Coronavirus relief comes for small businesses, hundreds apply

MEDFORD, Ore.– Thousands of small businesses across the country are filing applications to receive help from the federal government’s recently passed CARES Act.

Medford’s Common Block Brewing Company is one of those who have applied due to, like many other restaurants, taking a hit from the coronavirus pandemic. The company says it’s still operating a delivery and takeout service but only been able to keep six of its 45 employees.

However, when the CARES Act passed in March, Managing Owner Danielle Amarotico says they immediately sent in an application and were accepted for the small business loan.

“It feels really nice to know that we have a backup plan,” said Amarotico.

The restaurant is expected to receive funding by the end of the week. Many businesses that have been accepted are expected to receive their funds within 10 business days. With how easy it was for Common Block, Amarotico encourages others to apply as well.

“It’s just a matter of pulling up some reports, again reaching out to your financial advisors, your payroll servicing companies, that sort of thing,” she said.

Like most paperwork, it can be daunting at times but Amarotico says any business that has their payrolls and finances in order, banks should have no trouble figuring out how much money you’ll receive. Local banks like People’s Bank agree and are encouraging clients and non-clients to apply.

“If our businesses don’t operate there’s no income. You want to talk about a recession that would be a severe recession that would be the thing to worry about,” said Ken Trautman, CEO of People’s Bank.

Trautman says on top of the loans the bank provides on its own, as of Monday morning People’s Bank helped file 500 applications worth a whopping $72 million for the Paycheck Protection Program. Of those, 373 were accepted with $61 million in the pipeline to be distributed and Trautman says as of Tuesday, that list is expected to grow.

He added since Monday, the bank has helped more people file applications bringing a total of $25 million in funding requests.

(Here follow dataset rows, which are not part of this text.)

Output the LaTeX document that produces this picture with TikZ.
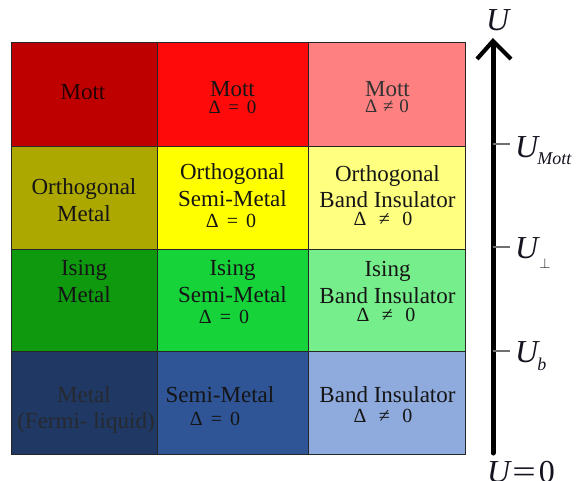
\documentclass[tikz,border=0pt]{standalone}
\usepackage{fontspec}
\usepackage{graphicx}
\setmainfont{Liberation Serif}
\definecolor{c11}{HTML}{BE0000}
\definecolor{c12}{HTML}{FF0A0A}
\definecolor{c13}{HTML}{FF8080}
\definecolor{c21}{HTML}{ADA800}
\definecolor{c22}{HTML}{FFFF00}
\definecolor{c23}{HTML}{FFFF80}
\definecolor{c31}{HTML}{0E990E}
\definecolor{c32}{HTML}{16D33A}
\definecolor{c33}{HTML}{77EE8C}
\definecolor{c41}{HTML}{203864}
\definecolor{c42}{HTML}{2F5597}
\definecolor{c43}{HTML}{8FAADC}
\definecolor{txt}{HTML}{151515}
\definecolor{dimtxt}{HTML}{262a30}
\definecolor{tickgray}{HTML}{707070}
\definecolor{axtxt}{HTML}{141420}
\tikzset{
  cell/.style={draw=black!85, line width=0.8pt, inner sep=0pt, rectangle},
  lbl/.style={font=\fontsize{23}{27}\selectfont, anchor=base, inner sep=0pt, text=txt},
  dl/.style={font=\fontsize{20}{22}\selectfont, anchor=base, inner sep=0pt, text=txt},
  dls/.style={font=\fontsize{19}{22}\selectfont, anchor=base, inner sep=0pt, text=txt},
  axlbl/.style={font=\fontsize{32}{36}\selectfont\itshape, anchor=base west, inner sep=0pt, text=axtxt},
  tickline/.style={draw=tickgray, line width=1.3pt},
}
\newcommand{\subsz}{\fontsize{18}{18}\selectfont}
\newcommand{\deq}{Δ\hspace{0.4em}=\hspace{0.4em}0}
\newcommand{\dneq}{Δ\hspace{0.62em}≠\hspace{0.62em}0}
\begin{document}
\begin{tikzpicture}[x=1pt,y=-1pt]
\useasboundingbox (0,0) rectangle (579,480);
% cells
\node[cell, fill=c11, minimum width=146pt, minimum height=104pt] (r1a) at (84,94) {};
\node[cell, fill=c12, minimum width=151pt, minimum height=104pt] (r1b) at (232.5,94) {};
\node[cell, fill=c13, minimum width=157pt, minimum height=104pt] (r1c) at (386.5,94) {};
\node[cell, fill=c21, minimum width=146pt, minimum height=103pt] (r2a) at (84,197.5) {};
\node[cell, fill=c22, minimum width=151pt, minimum height=103pt] (r2b) at (232.5,197.5) {};
\node[cell, fill=c23, minimum width=157pt, minimum height=103pt] (r2c) at (386.5,197.5) {};
\node[cell, fill=c31, minimum width=146pt, minimum height=102pt] (r3a) at (84,300) {};
\node[cell, fill=c32, minimum width=151pt, minimum height=102pt] (r3b) at (232.5,300) {};
\node[cell, fill=c33, minimum width=157pt, minimum height=102pt] (r3c) at (386.5,300) {};
\node[cell, fill=c41, minimum width=146pt, minimum height=103pt] (r4a) at (84,402.5) {};
\node[cell, fill=c42, minimum width=151pt, minimum height=103pt] (r4b) at (232.5,402.5) {};
\node[cell, fill=c43, minimum width=157pt, minimum height=103pt] (r4c) at (386.5,402.5) {};
% row 1
\node[lbl, text=black!80!c11] (t11a) at (83,99) {Mott};
\node[lbl] (t12a) at (232.5,96) {Mott};
\node[dls] (t12b) at (232.5,113) {\deq};
\node[lbl, text=black!80] (t13a) at (387.5,96) {Mott};
\node[dls, text=black!80] (t13b) at (387,112) {Δ\hspace{0.3em}≠\hspace{0.3em}0};
% row 2
\node[lbl] (t21a) at (84,194) {Orthogonal};
\node[lbl] (t21b) at (84,221) {Metal};
\node[lbl] (t22a) at (232.5,179) {Orthogonal};
\node[lbl] (t22b) at (232.5,206) {Semi-Metal};
\node[dl] (t22c) at (231,227) {\deq};
\node[lbl] (t23a) at (387.5,181) {Orthogonal};
\node[lbl] (t23b) at (387.5,207) {Band Insulator};
\node[dl] (t23c) at (383,225) {\dneq};
% row 3
\node[lbl] (t31a) at (84,275) {Ising};
\node[lbl] (t31b) at (84,302) {Metal};
\node[lbl] (t32a) at (232.5,275) {Ising};
\node[lbl] (t32b) at (232.5,302) {Semi-Metal};
\node[dl] (t32c) at (224,323) {\deq};
\node[lbl] (t33a) at (387.5,276) {Ising};
\node[lbl] (t33b) at (387.5,303) {Band Insulator};
\node[dl] (t33c) at (386,321) {\dneq};
% row 4
\node[lbl, text=dimtxt] (t41a) at (84,402) {Metal};
\node[lbl, text=dimtxt] (t41b) at (86,428) {(Fermi- liquid)};
\node[lbl] (t42a) at (220,402) {Semi-Metal};
\node[dl] (t42b) at (215,425) {\deq};
\node[lbl] (t43a) at (387.5,402) {Band Insulator};
\node[dl] (t43b) at (383,422) {\dneq};
% axis
\coordinate (axbot) at (493,453);
\coordinate (axtop) at (493,41);
\coordinate (hl) at (477,59);
\coordinate (hr) at (511,59);
\draw[line width=5pt, line cap=round] (axbot) -- (493,44);
\draw[line width=4.2pt, line join=miter] (hl) -- (axtop) -- (hr);
\coordinate (k1) at (493,144);
\coordinate (k2) at (493,247);
\coordinate (k3) at (493,351);
\draw[tickline] (k1) -- ++(17,0);
\draw[tickline] (k2) -- ++(17,0);
\draw[tickline] (k3) -- ++(17,0);
\node[axlbl] (uTop) at (486,30) {U};
\node[axlbl] (uMott) at (515,157) {U\kern-1pt\raisebox{-7pt}{\subsz Mott}};
\node[axlbl] (uPerp) at (515,258) {U\kern1pt\raisebox{-10pt}{\fontsize{15}{15}\selectfont$\perp$}};
\node[axlbl] (uB) at (515,362) {U\kern-1pt\raisebox{-8pt}{\subsz b}};
\node[axlbl] (uZero) at (487,482) {U\kern2pt\upshape\scalebox{1.3}[1.0]{=}\kern3pt0};
\end{tikzpicture}
\end{document}
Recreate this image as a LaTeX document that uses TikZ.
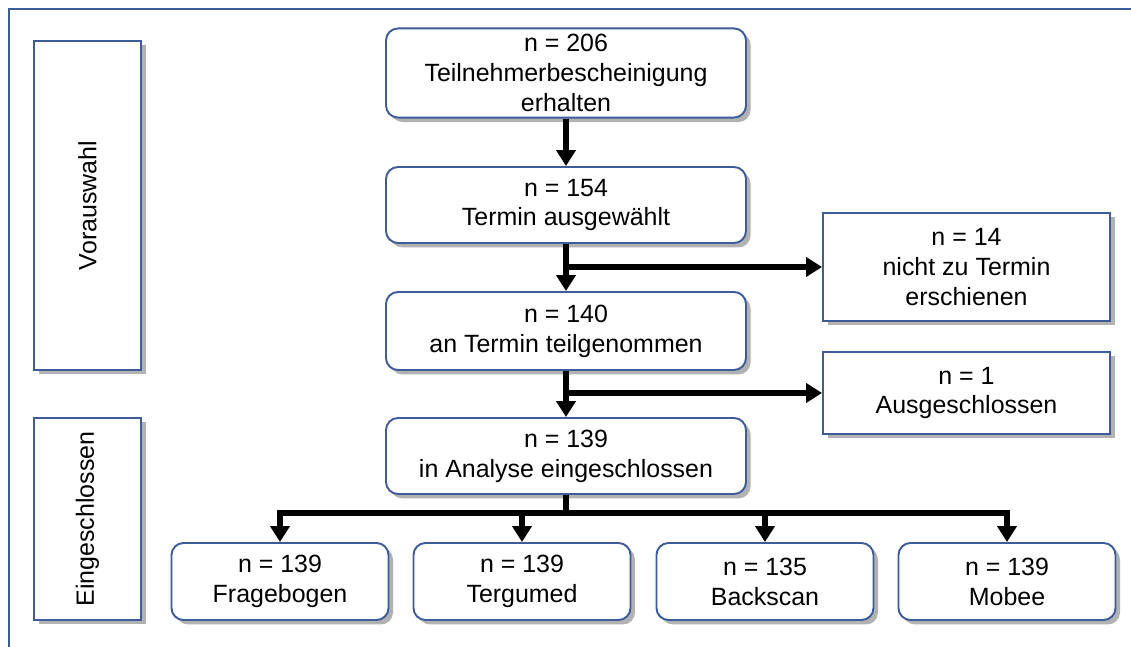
\documentclass[tikz,border=0pt]{standalone}
\usepackage{fontspec}
\setmainfont{Liberation Sans}
\usetikzlibrary{arrows.meta,positioning,shadows}
\definecolor{boxblue}{HTML}{3D5C9C}
\tikzset{
  every node/.style={font=\fontsize{14.2}{17}\selectfont, align=center},
  rbox/.style={draw=boxblue, line width=1.1pt, rounded corners=0.24cm, fill=white, drop shadow={shadow xshift=0.09cm, shadow yshift=-0.09cm, fill=black, opacity=0.3}},
  sbox/.style={draw=boxblue, line width=1.1pt, fill=white, drop shadow={shadow xshift=0.09cm, shadow yshift=-0.09cm, fill=black, opacity=0.3}},
  flow/.style={line width=3.3pt, -{Triangle[width=0.38cm,length=0.32cm]}},
  bus/.style={line width=3.3pt}
}
\begin{document}
\begin{tikzpicture}[y=-1cm]
\useasboundingbox (0,0) rectangle (22.62,12.94);
\fill[white] (0,0) rectangle (22.62,12.94);
\draw[boxblue, line width=1.4pt] (0.18,0.18) rectangle (23.5,13.5);
\node (vor) at (1.75,4.11) [sbox, rotate=90, minimum width=6.58cm, minimum height=2.14cm] {Vorauswahl};
\node (ein) at (1.75,10.38) [sbox, rotate=90, minimum width=4.04cm, minimum height=2.14cm] {Eingeschlossen};
\node (n206) at (11.32,1.46) [rbox, minimum width=7.2cm, minimum height=1.76cm] {n = 206\\Teilnehmerbescheinigung\\erhalten};
\node (n154) at (11.32,4.1) [rbox, minimum width=7.2cm, minimum height=1.52cm] {n = 154\\Termin ausgewählt};
\node (n140) at (11.32,6.62) [rbox, minimum width=7.2cm, minimum height=1.56cm] {n = 140\\an Termin teilgenommen};
\node (n139) at (11.32,9.12) [rbox, minimum width=7.2cm, minimum height=1.52cm] {n = 139\\in Analyse eingeschlossen};
\node (out14) at (19.33,5.34) [sbox, minimum width=5.74cm, minimum height=2.16cm] {n = 14\\nicht zu Termin\\erschienen};
\node (out1) at (19.33,7.86) [sbox, minimum width=5.74cm, minimum height=1.64cm] {n = 1\\Ausgeschlossen};
\node (frage) at (5.6,11.63) [rbox, minimum width=4.34cm, minimum height=1.54cm] {n = 139\\Fragebogen};
\node (tergu) at (10.44,11.63) [rbox, minimum width=4.34cm, minimum height=1.54cm] {n = 139\\Tergumed};
\node (back) at (15.3,11.63) [rbox, minimum width=4.34cm, minimum height=1.54cm] {n = 135\\Backscan};
\node (mobee) at (20.14,11.63) [rbox, minimum width=4.34cm, minimum height=1.54cm] {n = 139\\Mobee};
\coordinate (split) at (11.32,10.26);
\draw [flow] (n206.south) -- (n154.north);
\draw [flow] (n154.south) -- (n140.north);
\draw [flow] (n154.south |- out14.west) -- (out14.west);
\draw [flow] (n140.south) -- (n139.north);
\draw [flow] (n140.south |- out1.west) -- (out1.west);
\draw [bus] (n139.south) -- (split);
\draw [flow] (split) -| (frage.north);
\draw [flow] (split -| tergu.north) -- (tergu.north);
\draw [flow] (split -| back.north) -- (back.north);
\draw [flow] (split) -| (mobee.north);
\end{tikzpicture}
\end{document}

“That tells me there is a lot of demand out there. People are trying to figure out the program,” said Trautman. “They didn’t quite understand it. It’s totally unique to anything I’ve ever seen. I’ve been in banking for 42 years. I’ve never seen anything like this.”

There are issues Trautman says such as a lack of prioritization for the businesses in need of receiving funds the fastest.

Businesses closed due to the state’s executive order may miss out on the loan forgiveness portion of the program. Trautman says they’ve seen this with motels and restaurants they work with who can still apply for the loan based on payroll from 2019. However, in order to receive the loan forgiveness, they need to show payroll for the upcoming eight weeks. The problem is many of these businesses have been forced to close and can’t quickly reopen and hire workers again to meet the loan forgiveness.

“The state may not let them open meaning they have no payroll so the forgiveness may not help those businesses as much,” said Trautman.

On top of all of that, the fund for the PPP set up in the CARES Act is almost empty.

“They gave $349 billion dollars to the program,” said Trautman. “We’re really getting close to the end of that.”

The federal government is working to add an additional package to fund the small business loan. Until then, banks are still encouraging businesses to apply so they have an application in and can receive the funds when they become available.